▶ **Work required**
Line by line, repeat the data below exactly, beginning at the first line and ending at the line with "import plotly.graph_objects as go". Omit pictures.
━━━ Provided data ━━━
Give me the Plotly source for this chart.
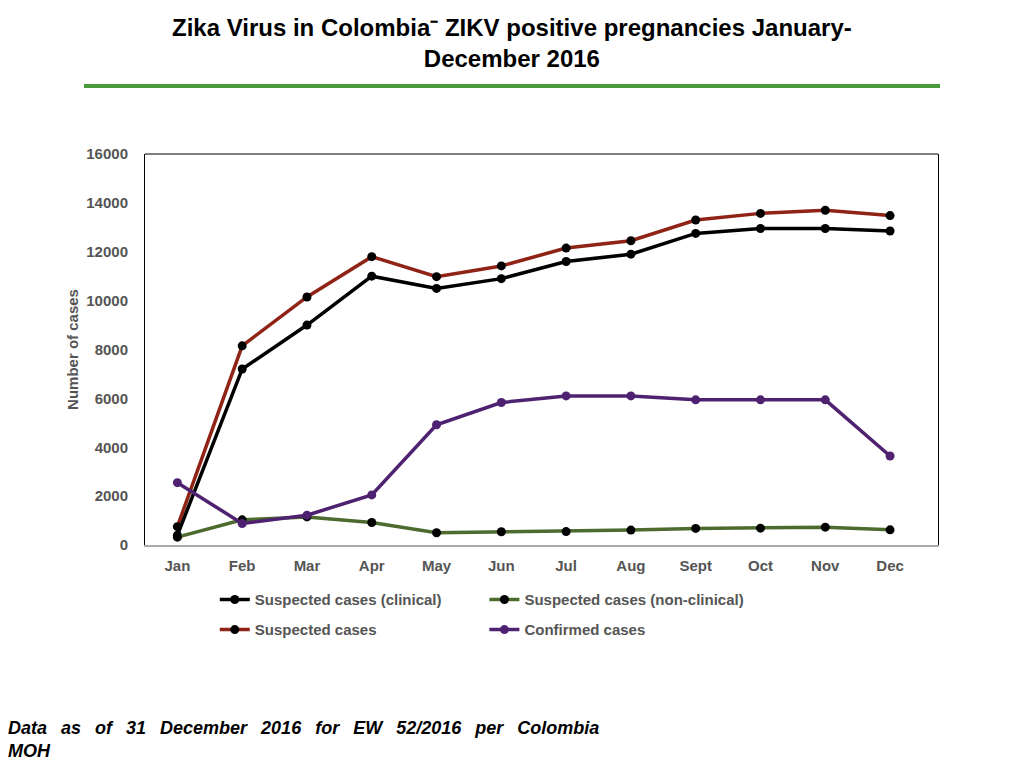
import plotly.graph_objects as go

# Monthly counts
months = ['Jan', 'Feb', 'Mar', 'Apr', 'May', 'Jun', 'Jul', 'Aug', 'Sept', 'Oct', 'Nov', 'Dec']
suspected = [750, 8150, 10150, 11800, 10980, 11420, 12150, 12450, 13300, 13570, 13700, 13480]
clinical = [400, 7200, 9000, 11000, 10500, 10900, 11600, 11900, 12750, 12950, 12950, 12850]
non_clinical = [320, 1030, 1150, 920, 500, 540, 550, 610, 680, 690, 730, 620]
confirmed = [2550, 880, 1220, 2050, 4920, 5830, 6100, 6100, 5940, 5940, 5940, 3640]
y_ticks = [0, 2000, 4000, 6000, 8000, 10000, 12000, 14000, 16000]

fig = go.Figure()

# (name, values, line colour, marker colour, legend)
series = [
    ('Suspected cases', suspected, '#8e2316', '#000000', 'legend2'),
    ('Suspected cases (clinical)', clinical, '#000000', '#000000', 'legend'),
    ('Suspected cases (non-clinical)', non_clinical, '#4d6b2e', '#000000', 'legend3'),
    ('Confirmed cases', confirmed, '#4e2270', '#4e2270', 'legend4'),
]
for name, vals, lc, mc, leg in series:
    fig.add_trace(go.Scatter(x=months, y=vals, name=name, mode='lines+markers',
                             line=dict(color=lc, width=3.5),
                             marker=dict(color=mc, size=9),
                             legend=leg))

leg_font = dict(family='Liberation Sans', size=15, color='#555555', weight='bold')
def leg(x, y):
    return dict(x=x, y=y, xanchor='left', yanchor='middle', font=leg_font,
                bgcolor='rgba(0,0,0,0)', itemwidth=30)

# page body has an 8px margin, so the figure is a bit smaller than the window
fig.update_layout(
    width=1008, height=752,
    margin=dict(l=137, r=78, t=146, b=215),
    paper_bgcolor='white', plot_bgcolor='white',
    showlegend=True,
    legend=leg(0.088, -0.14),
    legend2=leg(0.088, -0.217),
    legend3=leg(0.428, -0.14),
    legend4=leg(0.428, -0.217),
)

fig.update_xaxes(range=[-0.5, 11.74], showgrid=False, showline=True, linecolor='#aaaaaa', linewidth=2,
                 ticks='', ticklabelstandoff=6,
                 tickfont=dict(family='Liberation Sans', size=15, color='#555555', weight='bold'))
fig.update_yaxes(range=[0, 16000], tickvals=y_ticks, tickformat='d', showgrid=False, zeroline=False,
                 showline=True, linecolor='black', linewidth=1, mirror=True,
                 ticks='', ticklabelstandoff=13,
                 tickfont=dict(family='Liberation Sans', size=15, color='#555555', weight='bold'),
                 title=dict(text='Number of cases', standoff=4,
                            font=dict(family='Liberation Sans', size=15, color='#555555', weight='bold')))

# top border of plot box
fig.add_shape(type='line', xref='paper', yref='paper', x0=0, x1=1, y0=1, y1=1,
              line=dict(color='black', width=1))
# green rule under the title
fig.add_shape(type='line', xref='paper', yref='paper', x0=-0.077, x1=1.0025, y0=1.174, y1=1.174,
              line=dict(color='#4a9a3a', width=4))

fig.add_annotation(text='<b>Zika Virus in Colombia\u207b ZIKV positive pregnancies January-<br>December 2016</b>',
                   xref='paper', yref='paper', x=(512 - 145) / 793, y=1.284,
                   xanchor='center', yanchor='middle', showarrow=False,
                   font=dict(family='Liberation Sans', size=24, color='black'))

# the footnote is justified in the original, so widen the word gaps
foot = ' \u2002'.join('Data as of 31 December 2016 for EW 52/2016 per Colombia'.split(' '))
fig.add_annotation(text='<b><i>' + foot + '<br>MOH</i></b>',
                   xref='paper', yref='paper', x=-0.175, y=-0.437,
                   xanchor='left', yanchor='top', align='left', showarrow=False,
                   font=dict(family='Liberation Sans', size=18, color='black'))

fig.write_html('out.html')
━━━
▶ **Solution**
Give me the Plotly source for this chart.
import plotly.graph_objects as go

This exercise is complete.